Secular Leftists Support, Christians Oppose The Death Penalty

Actually, one of the things one can laud the Roman Church for is consistency w.r.t. life. Human life is sacred always and everywhere. That means no execution, no abortion, no euthanasia. (They've got huge problems elsewhere, but they are consistent here.) The 'Evangelical Right Wingers' who say 'abortion is murder', but yell for the death penalty really have a serious problem of consistency.

And. IF you take the view that a fertilized egg is a 'human being' with full human rights, then it follows that abortion IS murder. And excommunicating people who publicly advocate murder makes sense.

Personally, of course, I believe the initial premise is false, and so therefore are the conclusions. But, as I say, if you start from those premises, the least you can do is follow through on them. Which the RC church does.
 
The 'Evangelical Right Wingers' who say 'abortion is murder', but yell for the death penalty really have a serious problem of consistency.
Not the way some of them see it. They would call abortion murder because it targets an innocent person, one who has not and can not have done anything wrong, while a convicted mass murderer is not an innocent, and the whole game changes.
 

Teleology

Banned
Any group in power for a long time tends to be more "conservative", wanting to preserve the status quo; and in many societies the death penalty is the status quo.

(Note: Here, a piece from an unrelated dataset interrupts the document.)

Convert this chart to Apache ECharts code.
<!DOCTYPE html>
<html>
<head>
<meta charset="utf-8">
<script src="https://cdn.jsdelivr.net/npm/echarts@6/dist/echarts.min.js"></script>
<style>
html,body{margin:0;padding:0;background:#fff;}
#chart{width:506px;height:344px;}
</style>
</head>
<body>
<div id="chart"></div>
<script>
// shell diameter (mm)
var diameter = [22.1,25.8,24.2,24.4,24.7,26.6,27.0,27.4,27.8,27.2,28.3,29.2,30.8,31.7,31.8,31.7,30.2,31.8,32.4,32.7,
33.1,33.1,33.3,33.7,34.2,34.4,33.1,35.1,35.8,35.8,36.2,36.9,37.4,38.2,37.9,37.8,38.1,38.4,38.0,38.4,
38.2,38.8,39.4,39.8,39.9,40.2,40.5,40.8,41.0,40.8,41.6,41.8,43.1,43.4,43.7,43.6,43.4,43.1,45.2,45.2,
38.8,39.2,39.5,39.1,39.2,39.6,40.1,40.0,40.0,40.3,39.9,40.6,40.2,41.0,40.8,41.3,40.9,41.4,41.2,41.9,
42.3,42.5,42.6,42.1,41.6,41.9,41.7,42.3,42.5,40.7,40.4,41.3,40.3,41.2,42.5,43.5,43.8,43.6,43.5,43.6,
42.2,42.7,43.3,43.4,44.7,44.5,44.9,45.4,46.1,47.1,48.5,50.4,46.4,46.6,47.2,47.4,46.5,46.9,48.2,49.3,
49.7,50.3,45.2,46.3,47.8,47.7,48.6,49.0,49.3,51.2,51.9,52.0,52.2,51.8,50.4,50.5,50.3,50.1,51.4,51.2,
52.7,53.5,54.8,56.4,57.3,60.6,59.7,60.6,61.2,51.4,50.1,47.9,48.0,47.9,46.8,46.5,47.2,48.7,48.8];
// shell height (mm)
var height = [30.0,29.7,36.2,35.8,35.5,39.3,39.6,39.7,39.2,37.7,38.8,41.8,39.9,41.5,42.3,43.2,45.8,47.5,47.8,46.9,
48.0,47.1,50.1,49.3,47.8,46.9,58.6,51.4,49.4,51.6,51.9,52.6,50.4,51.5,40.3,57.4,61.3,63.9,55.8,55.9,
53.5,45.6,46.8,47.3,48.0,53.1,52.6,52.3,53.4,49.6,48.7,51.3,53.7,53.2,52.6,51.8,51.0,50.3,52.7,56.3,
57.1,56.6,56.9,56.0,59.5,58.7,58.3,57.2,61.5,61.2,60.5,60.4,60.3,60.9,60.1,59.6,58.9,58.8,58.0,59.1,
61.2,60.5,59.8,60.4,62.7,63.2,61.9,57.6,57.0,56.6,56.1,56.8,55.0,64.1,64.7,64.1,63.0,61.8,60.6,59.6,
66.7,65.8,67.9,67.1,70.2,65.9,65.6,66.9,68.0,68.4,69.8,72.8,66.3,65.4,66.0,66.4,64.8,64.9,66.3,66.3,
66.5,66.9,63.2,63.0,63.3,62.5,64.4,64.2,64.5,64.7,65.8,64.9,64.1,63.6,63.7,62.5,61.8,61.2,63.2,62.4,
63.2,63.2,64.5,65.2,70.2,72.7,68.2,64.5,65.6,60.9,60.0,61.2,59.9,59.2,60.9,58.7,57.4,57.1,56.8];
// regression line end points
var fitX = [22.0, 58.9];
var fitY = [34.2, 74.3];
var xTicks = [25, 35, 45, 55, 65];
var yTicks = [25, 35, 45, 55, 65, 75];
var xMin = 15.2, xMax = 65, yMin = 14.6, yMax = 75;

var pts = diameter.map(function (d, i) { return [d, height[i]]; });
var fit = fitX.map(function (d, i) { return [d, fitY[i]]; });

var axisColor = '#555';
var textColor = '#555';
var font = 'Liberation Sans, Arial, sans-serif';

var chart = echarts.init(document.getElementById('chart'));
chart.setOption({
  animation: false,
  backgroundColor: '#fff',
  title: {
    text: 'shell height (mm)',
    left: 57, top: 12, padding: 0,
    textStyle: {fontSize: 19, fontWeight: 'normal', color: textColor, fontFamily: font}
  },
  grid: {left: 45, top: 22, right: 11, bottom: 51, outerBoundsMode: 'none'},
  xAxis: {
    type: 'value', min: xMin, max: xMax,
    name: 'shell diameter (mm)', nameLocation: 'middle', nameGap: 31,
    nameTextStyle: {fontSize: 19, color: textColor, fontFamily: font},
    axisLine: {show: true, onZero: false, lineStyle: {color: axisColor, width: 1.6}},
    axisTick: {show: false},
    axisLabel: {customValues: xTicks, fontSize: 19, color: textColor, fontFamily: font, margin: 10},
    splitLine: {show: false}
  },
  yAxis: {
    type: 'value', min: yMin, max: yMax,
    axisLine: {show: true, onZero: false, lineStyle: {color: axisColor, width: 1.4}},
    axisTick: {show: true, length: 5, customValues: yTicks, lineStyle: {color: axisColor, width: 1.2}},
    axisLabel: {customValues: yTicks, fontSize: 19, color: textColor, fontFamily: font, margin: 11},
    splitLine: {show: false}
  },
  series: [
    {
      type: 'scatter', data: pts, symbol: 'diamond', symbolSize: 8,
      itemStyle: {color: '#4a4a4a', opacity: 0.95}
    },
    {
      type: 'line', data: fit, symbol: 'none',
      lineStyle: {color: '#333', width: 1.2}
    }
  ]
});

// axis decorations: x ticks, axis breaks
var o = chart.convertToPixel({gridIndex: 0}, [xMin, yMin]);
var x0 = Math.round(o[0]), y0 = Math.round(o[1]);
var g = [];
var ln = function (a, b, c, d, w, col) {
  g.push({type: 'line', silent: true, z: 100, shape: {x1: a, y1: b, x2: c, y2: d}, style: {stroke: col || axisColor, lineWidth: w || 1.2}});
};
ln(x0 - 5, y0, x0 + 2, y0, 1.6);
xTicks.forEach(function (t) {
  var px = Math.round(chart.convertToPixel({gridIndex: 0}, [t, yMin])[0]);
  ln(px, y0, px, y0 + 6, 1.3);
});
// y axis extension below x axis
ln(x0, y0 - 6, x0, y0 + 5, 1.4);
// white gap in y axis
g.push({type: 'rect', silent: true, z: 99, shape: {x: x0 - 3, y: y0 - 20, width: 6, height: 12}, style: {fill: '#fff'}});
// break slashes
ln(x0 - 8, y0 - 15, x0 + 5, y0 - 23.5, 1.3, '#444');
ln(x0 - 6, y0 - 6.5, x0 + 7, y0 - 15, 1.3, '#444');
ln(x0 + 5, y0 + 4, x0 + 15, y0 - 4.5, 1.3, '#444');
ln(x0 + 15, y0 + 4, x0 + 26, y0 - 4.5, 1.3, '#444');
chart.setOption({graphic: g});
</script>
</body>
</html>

If socialists are in power and have been for a while, they'll probably be used to the death penalty (if they didn't abolish it upon getting into power and have basically been living with it for a long time, that is) and have supported it to appear tough on crime plenty of times; whereas the Christian reformers not in power have no legislative record to hold a new anti-death-penalty attitude against them.
 
One possible factor: "You're having doubts about capital punishment? What are you, one of those knuckle-dragging biblethumpers?" It pops up as a pro-choice argument in OTL.

A harder left is a possibility: "The proletariat has a right to protect itself from parasites and class enemies!"
 
John Paul II had a chat with Bush re: the Iraq War.

If the RCC had started excommunicating people or putting the U.S. under interdict, wouldn't you consider that un-democratic?

(I remember you said if the RCC had put the U.S. under interdict re: abortion, it would call into question the compatibility of Catholicism and democracy.)

Not talking about the fact that it would be heavy handed overt political meddling that would likely drive many Catholics in the US into Protestantism. The Catholic Church has been slowly moving away from such overt political meddling for the last couple centuries or so for just such reasons.